A few weeks ago, an odd thing appeared on the New York Times weddings page. There were three wedding announcements, but the same husband appeared in each one. It took a few moments for you to realize that it was actually an ad for the premiere of Big Love, HBO's new drama series on polygamy (which runs on The Movie Network in Ontario).
The series is created and produced by creative and romantic partners Mark V Olsen and Will Scheffer, two gay men who are rather obviously and provocatively riffing on the controversies around same-sex marriage.

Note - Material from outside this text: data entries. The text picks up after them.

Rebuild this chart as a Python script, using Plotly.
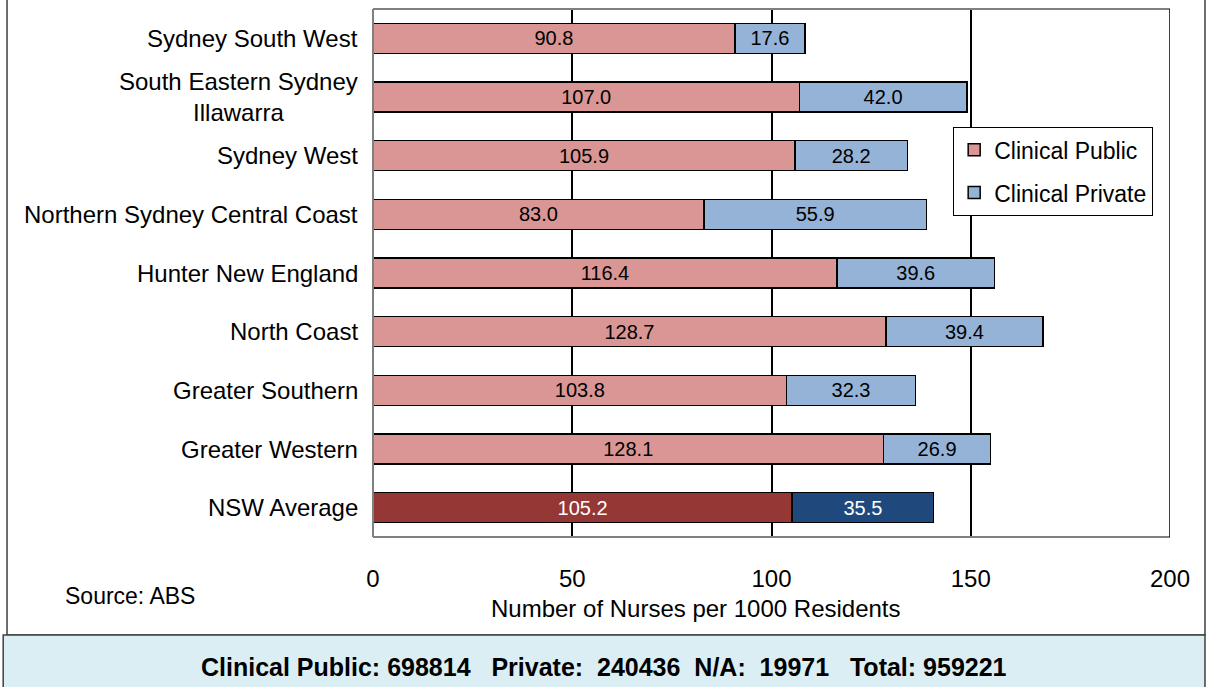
import plotly.graph_objects as go

# Area health services (top to bottom) and nurse rates per 1000 residents
regions = [
    "Sydney South West",
    "South Eastern Sydney<br>Illawarra",
    "Sydney West",
    "Northern Sydney Central Coast",
    "Hunter New England",
    "North Coast",
    "Greater Southern",
    "Greater Western",
    "NSW Average",
]
clinical_public = [90.8, 107.0, 105.9, 83.0, 116.4, 128.7, 103.8, 128.1, 105.2]
clinical_private = [17.6, 42.0, 28.2, 55.9, 39.6, 39.4, 32.3, 26.9, 35.5]
x_ticks = [0, 50, 100, 150, 200]
totals_text = ("Clinical Public: 698814&nbsp;&nbsp;&nbsp;Private:&nbsp;&nbsp;240436&nbsp;&nbsp;"
               "N/A:&nbsp;&nbsp;19971&nbsp;&nbsp;&nbsp;Total: 959221")

FONT = "Liberation Sans, Arial, sans-serif"
ids = list(range(len(regions)))
avg = len(regions) - 1

pub_colors = ["#D99694"] * avg + ["#953735"]
priv_colors = ["#95B3D7"] * avg + ["#1F497D"]
txt_colors = ["#000000"] * avg + ["#FFFFFF"]

fig = go.Figure()
fig.add_trace(go.Bar(
    y=ids, x=clinical_public, orientation="h", name="Clinical Public",
    legendgroup="pub", width=0.51,
    marker=dict(color=pub_colors, line=dict(color="#000000", width=1.5)),
    text=clinical_public, texttemplate="%{x:.1f}", textposition="inside",
    insidetextanchor="middle", textangle=0,
    textfont=dict(family=FONT, size=20, color=txt_colors),
))
fig.add_trace(go.Bar(
    y=ids, x=clinical_private, orientation="h", name="Clinical Private",
    legendgroup="priv", width=0.51,
    marker=dict(color=priv_colors, line=dict(color="#000000", width=1.5)),
    text=clinical_private, texttemplate="%{x:.1f}", textposition="inside",
    insidetextanchor="middle", textangle=0,
    textfont=dict(family=FONT, size=20, color=txt_colors),
))

# Category labels, centred text right-aligned to the axis
annotations = []
for i, name in enumerate(regions):
    annotations.append(dict(
        x=0, xref="paper", y=i, yref="y", text=name, showarrow=False,
        xanchor="right", yanchor="middle", xshift=-13, align="center",
        font=dict(family=FONT, size=24, color="#000000"),
    ))

annotations += [
    dict(x=0.405, y=-0.136, xref="paper", yref="paper", showarrow=False,
         xanchor="center", yanchor="middle",
         text="Number of Nurses per 1000 Residents",
         font=dict(family=FONT, size=24, color="#000000")),
    dict(x=-0.305, y=-0.1117, xref="paper", yref="paper", showarrow=False,
         xanchor="center", yanchor="middle",
         text="Source: ABS", font=dict(family=FONT, size=23, color="#000000")),
    dict(x=0.2898, y=-0.2462, xref="paper", yref="paper", showarrow=False,
         xanchor="center", yanchor="middle",
         text="<b>" + totals_text + "</b>",
         font=dict(family=FONT, size=25, color="#000000")),
]

shapes = [
    # outer frame
    dict(type="rect", xref="paper", yref="paper", x0=-0.4592, x1=1.0439,
         y0=-0.1856, y1=1.05, line=dict(color="#404040", width=1.5),
         fillcolor="rgba(0,0,0,0)", layer="below"),
    # totals panel
    dict(type="rect", xref="paper", yref="paper", x0=-0.464, x1=1.0439,
         y0=-0.29, y1=-0.1856, line=dict(color="#404040", width=1.5),
         fillcolor="#DBEEF3", layer="below"),
    # plot area frame
    dict(type="line", xref="paper", yref="paper", x0=0, x1=1, y0=1, y1=1,
         line=dict(color="#808080", width=2)),
    dict(type="line", xref="paper", yref="paper", x0=0, x1=1, y0=0, y1=0,
         line=dict(color="#808080", width=2)),
    dict(type="line", xref="paper", yref="paper", x0=0, x1=0, y0=0, y1=1,
         line=dict(color="#808080", width=2)),
    dict(type="line", xref="x", yref="paper", x0=200, x1=200, y0=0, y1=1,
         line=dict(color="#000000", width=1.5)),
]

fig.update_layout(
    width=1208, height=687,
    margin=dict(l=373, r=38, t=9, b=150),
    paper_bgcolor="#FFFFFF", plot_bgcolor="#FFFFFF",
    barmode="stack", bargap=0.49,
    font=dict(family=FONT, color="#000000"),
    showlegend=True,
    legend=dict(
        x=0.7277, y=0.7765, xanchor="left", yanchor="top",
        bgcolor="#FFFFFF", bordercolor="#000000", borderwidth=1.2,
        font=dict(family=FONT, size=23, color="#000000"),
        traceorder="grouped", tracegroupgap=10, itemwidth=30,
    ),
    xaxis=dict(
        range=[0, 200], tickvals=x_ticks, showgrid=True,
        gridcolor="#000000", gridwidth=1.5, zeroline=False, showline=False,
        ticks="", ticklabelstandoff=25,
        tickfont=dict(family=FONT, size=24, color="#000000"),
    ),
    yaxis=dict(
        range=[avg + 0.5, -0.5], tickvals=ids, showticklabels=False,
        showgrid=False, zeroline=False, showline=False, ticks="",
    ),
    annotations=annotations,
    shapes=shapes,
)

fig.write_html("out.html")
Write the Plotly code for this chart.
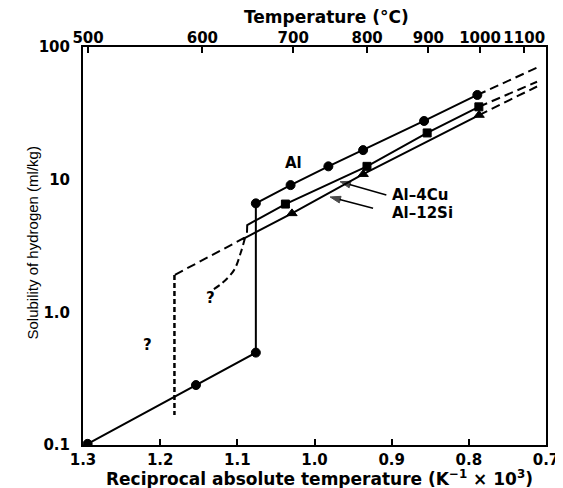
import plotly.graph_objects as go

# ---- data ----
al_x = [1.294, 1.1536, 1.076, 1.076, 1.031, 0.982, 0.937, 0.858, 0.789]
al_y = [0.102, 0.283, 0.497, 6.63, 9.1, 12.6, 16.7, 27.7, 43.5]
al_ext_x = [0.789, 0.709]
al_ext_y = [43.5, 71.0]

cu_x = [1.0875, 1.0872, 1.0377, 0.932, 0.854, 0.787]
cu_y = [3.98, 4.55, 6.55, 12.6, 22.5, 35.4]
cu_ext_x = [0.787, 0.7116]
cu_ext_y = [35.4, 54.7]

si_x = [1.0936, 1.0292, 0.9369, 0.7867]
si_y = [3.55, 5.57, 11.0, 30.7]
si_ext_x = [0.7867, 0.7116]
si_ext_y = [30.7, 50.4]

bound_x = [1.0905, 1.1815, 1.1815]
bound_y = [3.65, 1.91, 0.168]

curve_x = [1.0901, 1.0957, 1.1043, 1.1197, 1.1326]
curve_y = [3.63, 2.80, 2.08, 1.66, 1.47]

# leader lines for the labels (tail -> head)
cu_lead_x = [0.9069, 0.9669]
cu_lead_y = [7.66, 9.66]
si_lead_x = [0.9241, 0.9798]
si_lead_y = [6.08, 7.41]

x_ticks = [1.3, 1.2, 1.1, 1.0, 0.9, 0.8, 0.7]
x_ticklabels = ["1.3", "1.2", "1.1", "1.0", "0.9", "0.8", "0.7"]
y_ticks = [0.1, 1, 10, 100]
y_ticklabels = ["0.1", "1.0", "10", "100"]
temps_c = [500, 600, 700, 800, 900, 1000, 1100]

FONT = "DejaVu Sans"
BLACK = "black"

fig = go.Figure()

def line(x, y, dash="solid", width=2, shape="linear"):
    fig.add_trace(go.Scatter(x=x, y=y, mode="lines", showlegend=False,
                             line=dict(color=BLACK, width=width, dash=dash, shape=shape),
                             hoverinfo="skip"))

# extensions and dashed boundaries
line(al_ext_x, al_ext_y, dash="9px,5px")
line(cu_ext_x, cu_ext_y, dash="9px,5px")
line(si_ext_x, si_ext_y, dash="9px,5px")
line(bound_x[:2], bound_y[:2], dash="9px,5px")
line(bound_x[1:], bound_y[1:], dash="5px,3px", width=2.5)
line(curve_x, curve_y, dash="7px,4px", shape="spline")

mk_line = dict(color=BLACK, width=1)
# Al
fig.add_trace(go.Scatter(x=al_x, y=al_y, mode="lines+markers", showlegend=False,
                         line=dict(color=BLACK, width=2),
                         marker=dict(symbol="circle", size=9, color=BLACK, line=mk_line, opacity=1)))
# Al-4Cu
fig.add_trace(go.Scatter(x=cu_x, y=cu_y, mode="lines+markers", showlegend=False,
                         line=dict(color=BLACK, width=2),
                         marker=dict(symbol="square", size=[0, 0, 8, 8, 8, 8], color=BLACK,
                                     line=mk_line, opacity=1)))
# Al-12Si
fig.add_trace(go.Scatter(x=si_x, y=si_y, mode="lines+markers", showlegend=False,
                         line=dict(color=BLACK, width=2),
                         marker=dict(symbol="triangle-up", size=[0, 9, 9, 9], color=BLACK,
                                     line=mk_line, opacity=1)))

# leader arrows
for lx, ly in [(cu_lead_x, cu_lead_y), (si_lead_x, si_lead_y)]:
    fig.add_trace(go.Scatter(x=lx, y=ly, mode="lines+markers", showlegend=False,
                             hoverinfo="skip", line=dict(color=BLACK, width=1.5),
                             marker=dict(symbol=["circle", "arrow"], size=[0, 11],
                                         angleref="previous", color=BLACK,
                                         line=dict(color=BLACK, width=1))))

# top temperature axis (dummy trace)
fig.add_trace(go.Scatter(x=[1.0], y=[1.0], xaxis="x2", mode="markers",
                         marker=dict(opacity=0), showlegend=False, hoverinfo="skip"))

tickfont = dict(family=FONT, size=15, color=BLACK, weight="bold")

# the page body adds an 8px offset, so the figure is sized to the visible area
fig.update_layout(
    width=555, height=480,
    margin=dict(l=75, r=17, t=39, b=43),
    paper_bgcolor="white", plot_bgcolor="white",
    font=dict(family=FONT, color=BLACK),
    xaxis=dict(range=[1.3, 0.7], tickvals=x_ticks, ticktext=x_ticklabels,
               ticks="inside", ticklen=6, tickwidth=2, tickcolor=BLACK,
               showline=True, linecolor=BLACK, linewidth=2, mirror=True,
               showgrid=False, zeroline=False, automargin=False,
               ticklabelstandoff=0, tickfont=tickfont),
    xaxis2=dict(range=[1.3, 0.7], overlaying="x", side="top",
                tickvals=[1000.0 / (t + 273.15) for t in temps_c],
                ticktext=[str(t) for t in temps_c],
                ticks="inside", ticklen=6, tickwidth=2, tickcolor=BLACK,
                showline=False, showgrid=False, zeroline=False, automargin=False,
                ticklabelstandoff=0, tickfont=tickfont),
    yaxis=dict(type="log", range=[-1, 2], tickvals=y_ticks, ticktext=y_ticklabels,
               ticks="", showline=True, linecolor=BLACK, linewidth=2, mirror=True,
               showgrid=False, zeroline=False, ticklabelstandoff=8, automargin=False,
               tickfont=tickfont),
)

# axis titles
fig.add_annotation(x=0.5, y=0, xref="paper", yref="paper", xshift=5, yshift=-33,
                   yanchor="middle", text="<b>Reciprocal absolute temperature (K<sup>−1</sup> × 10<sup>3</sup>)</b>",
                   showarrow=False, font=dict(family=FONT, size=17, color=BLACK))
fig.add_annotation(x=0.5, y=1, xref="paper", yref="paper", xshift=12, yshift=30,
                   yanchor="middle", text="<b>Temperature (°C)</b>",
                   showarrow=False, font=dict(family=FONT, size=17, color=BLACK))
fig.add_annotation(x=0, y=0.5, xref="paper", yref="paper", xshift=-62, yshift=3,
                   textangle=-90, text="Solubility of hydrogen (ml/kg)",
                   showarrow=False,
                   font=dict(family="Liberation Sans Narrow, Liberation Sans", size=15, color=BLACK))

lab = dict(family=FONT, size=15, color=BLACK, weight="bold")
fig.add_annotation(x=1.027, y=1.123, xref="x", yref="y", text="Al", showarrow=False, font=lab)
fig.add_annotation(x=0.9026, y=0.884, xref="x", yref="y", text="Al–4Cu", showarrow=False,
                   xanchor="left", font=lab)
fig.add_annotation(x=0.9026, y=0.746, xref="x", yref="y", text="Al–12Si", showarrow=False,
                   xanchor="left", font=lab)
qfont = dict(family=FONT, size=15, color=BLACK, weight="bold")
fig.add_annotation(x=1.1343, y=0.105, xref="x", yref="y", text="?", showarrow=False, font=qfont)
fig.add_annotation(x=1.2159, y=-0.246, xref="x", yref="y", text="?", showarrow=False, font=qfont)

fig.write_html("out.html")
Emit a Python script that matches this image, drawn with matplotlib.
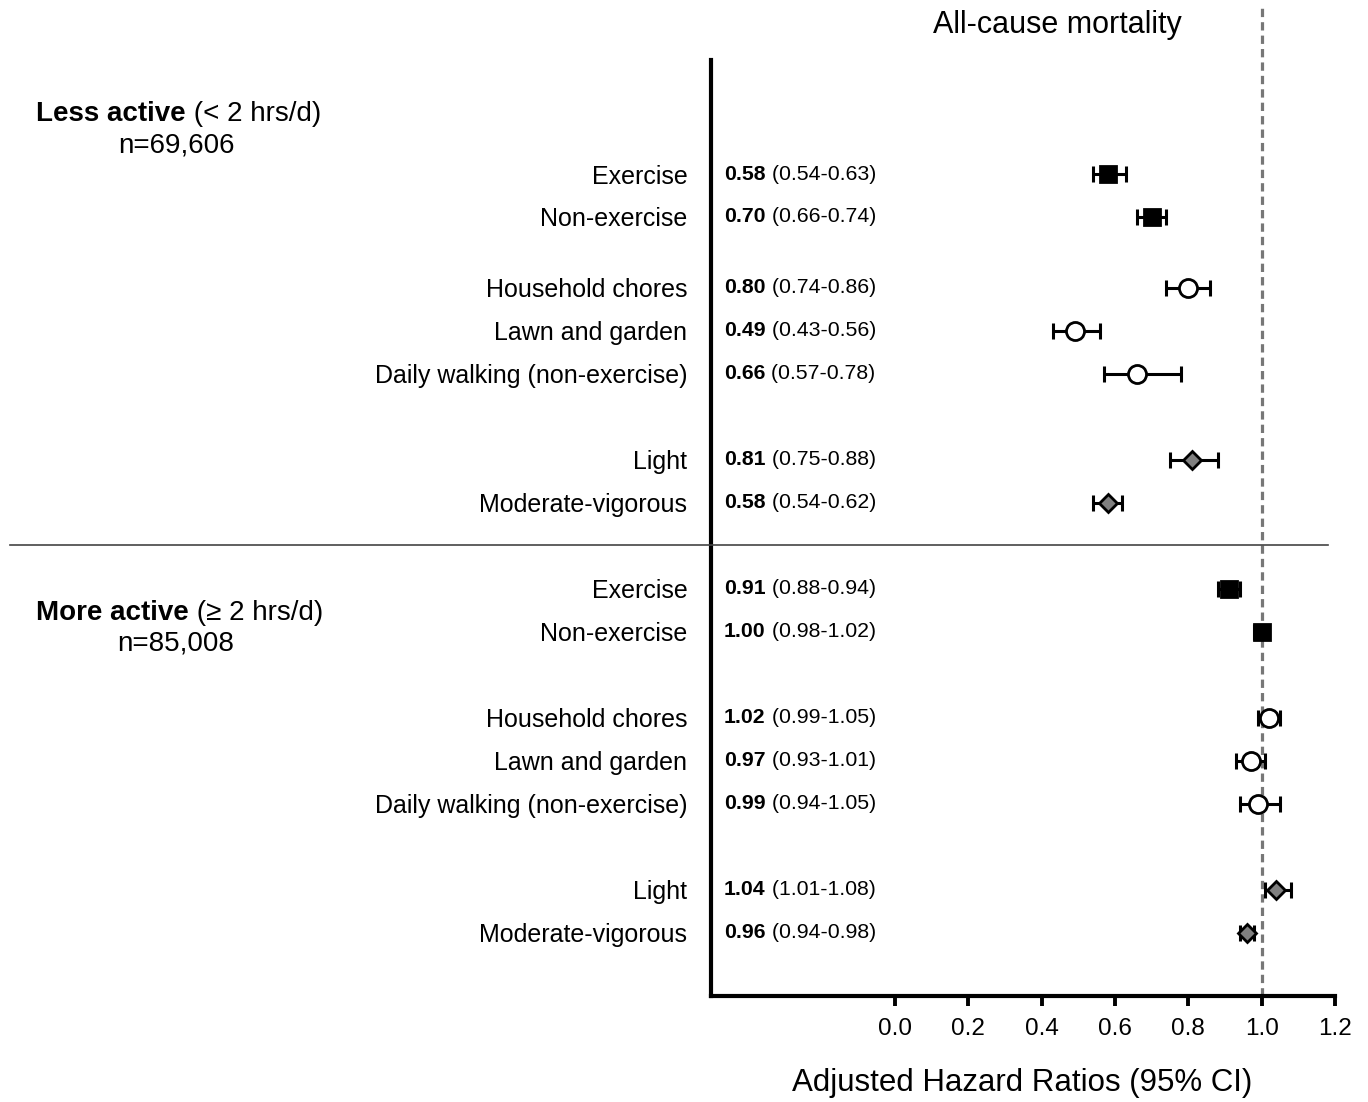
import numpy as np
import matplotlib.pyplot as plt
from matplotlib.lines import Line2D

plt.rcParams['font.family'] = ['Liberation Sans', 'DejaVu Sans']

labels = ['Exercise', 'Non-exercise', 'Household chores', 'Lawn and garden',
          'Daily walking (non-exercise)', 'Light', 'Moderate-vigorous']
kinds = ['type', 'type', 'domain', 'domain', 'domain', 'intensity', 'intensity']

less_hr = [0.58, 0.70, 0.80, 0.49, 0.66, 0.81, 0.58]
less_lo = [0.54, 0.66, 0.74, 0.43, 0.57, 0.75, 0.54]
less_hi = [0.63, 0.74, 0.86, 0.56, 0.78, 0.88, 0.62]

more_hr = [0.91, 1.00, 1.02, 0.97, 0.99, 1.04, 0.96]
more_lo = [0.88, 0.98, 0.99, 0.93, 0.94, 1.01, 0.94]
more_hi = [0.94, 1.02, 1.05, 1.01, 1.05, 1.08, 0.98]

groups = [('Less active', ' (< 2 hrs/d)', 'n=69,606'),
          ('More active', ' (\u2265 2 hrs/d)', 'n=85,008')]

xticks = [0.0, 0.2, 0.4, 0.6, 0.8, 1.0, 1.2]

styles = {
    'type': dict(marker='s', ms=12, mfc='black', mec='black'),
    'domain': dict(marker='o', ms=13, mfc='white', mec='black'),
    'intensity': dict(marker='D', ms=9, mfc='#808080', mec='black'),
}

# row layout (units of one row spacing)
rows_less = np.array([0, 1, 2.65, 3.65, 4.65, 6.65, 7.65])
rows_more = np.array([0, 1, 3, 4, 5, 7, 8]) + 9.65

W, H = 1368, 1102
fig = plt.figure(figsize=(W / 100, H / 100), dpi=100)
ax = fig.add_axes([711 / W, 1 - 996 / H, (1335 - 711) / W, (996 - 60) / H])

ax.set_xlim(-0.502, 1.2)
ax.set_ylim((996 - 174) / 43, (60 - 174) / 43)

for rows, hr, lo, hi in [(rows_less, less_hr, less_lo, less_hi),
                         (rows_more, more_hr, more_lo, more_hi)]:
    for y, h, l, u, k in zip(rows, hr, lo, hi, kinds):
        ax.errorbar(h, y, xerr=[[h - l], [u - h]], fmt='none', ecolor='black',
                    elinewidth=2.2, capsize=5.8, capthick=2.2)
        ax.plot(h, y, ls='none', mew=2, zorder=3, **styles[k])
        t = ax.text(0.021, y, f'{h:.2f}', transform=ax.get_yaxis_transform(),
                    fontsize=15.3, fontweight='bold', ha='left', va='center')
        ax.annotate(f' ({l:.2f}-{u:.2f})', xy=(1, 0.5), xycoords=t,
                    fontsize=15.3, ha='left', va='center')

ax.axvline(1.0, ymin=0, ymax=(996 - 5) / (996 - 60), color='#777777', lw=2.3,
           ls=(0, (2.6, 1.6)), clip_on=False, zorder=1)

ax.set_yticks(np.concatenate([rows_less, rows_more]))
ax.set_yticklabels(labels + labels, fontsize=18)
ax.tick_params(axis='y', length=0, pad=17)

ax.set_xticks(xticks)
ax.set_xticklabels([f'{v:.1f}' for v in xticks])
ax.tick_params(axis='x', length=7, width=2.8, pad=9, labelsize=17.5)

for s in ['top', 'right']:
    ax.spines[s].set_visible(False)
for s in ['left', 'bottom']:
    ax.spines[s].set_linewidth(3)

# separator between groups
fig.add_artist(Line2D([10 / W, 1328 / W], [1 - 545 / H] * 2, color='#444444', lw=1.2))

# group labels
for (bold, rest, n), yb, yn in zip(groups, [114, 613], [145, 644]):
    t = fig.text(36 / W, 1 - yb / H, bold, fontsize=20, fontweight='bold',
                 ha='left', va='center')
    fig.add_artist(plt.Annotation(rest, xy=(1, 0.5), xycoords=t, fontsize=20,
                                  ha='left', va='center'))
    fig.text(176 / W, 1 - yn / H, n, fontsize=20, ha='center', va='center')

fig.text(1057 / W, 1 - 25 / H, 'All-cause mortality', fontsize=22, ha='center', va='center')
fig.text(1022 / W, 1 - 1083 / H, 'Adjusted Hazard Ratios (95% CI)', fontsize=22.5,
         ha='center', va='center')

fig.savefig('out.png', dpi=100)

The mock announcements nicely demonstrate the connection: the New York Times has been announcing gay and lesbian unions since 2002, two years before same-sex marriages were legal anywhere in the US. A wedding announcement in the New York Times is the ultimate sign of arrival, status writ large - even if there is nothing legal about it. The fake announcement of the three fictitious Big Love marriages played on the same gap between cultural and legal recognition.
The show's creators don't recoil from the association between same-sex marriage and polygamy. They seem to delight in playing on it.
There may be a lesson here for advocates of same-sex marriage, who often go out of their way to dissociate themselves from polygamy. This is not surprising since social conservatives opposed to same-sex marriage repeatedly try to whip up a frenzy of fear by arguing that recognizing gay marriage will lead to polygamy or, worse, bestiality.
Same-sex marriage advocates tend to respond by denying the association. We (yes, I confess to doing this, too) tend to argue that polygamy is an entirely different kettle of fish.
But there are ways in which we may need to think more deeply about polygamy; perhaps we should not recoil in horror from its association with same-sex marriage. (I'm sure Justice Minister Vic Toews is right now clipping this column for his files.)
There is no doubt that there are huge differences between polygamous and same-sex marriages. Polygamy, at least as it's typically practised, may actually involve harm: there is a considerable amount of coercion, particularly of young women. By contrast, same-sex marriage doesn't hurt anyone, least of all its participants.
But there is at least one important similarity between polygamy and same-sex marriage. Both often produce a reaction of disgust.
I don't think that the "ick" factor deserves a place in legal arguments. We need to engage with the question of polygamy in more rational terms, just like we have forced (or tried to force) straight folks to engage with same-sex marriage in more rational terms.
What exactly is wrong with it? What are its social harms? What harms come from its criminalization? Is there something more at stake than the fact that it is, to many, disgusting? Is it something more than the fact that marriage has always just been about two people to the exclusion of all others, or so we tend to think? Is it enough to justify its continued criminalization?
I don't think that gay and lesbian folks have to agree on the answers to these questions. But I do think that we may need to think harder about them. There are two things that we absolutely should not rely on: a reaction of disgust or the argument that it's just always been this way. Because both of those arguments have been and are still being used against any and all gay rights.
Big Love provides us just the opportunity to rethink polygamy. We may not all want to so provocatively ski down the slippery slopes between same-sex marriage and polygamy. But the irreverence of the creators might help to create some space in which we can think about what is really at stake, forgoing the same arguments that have been used against us for years.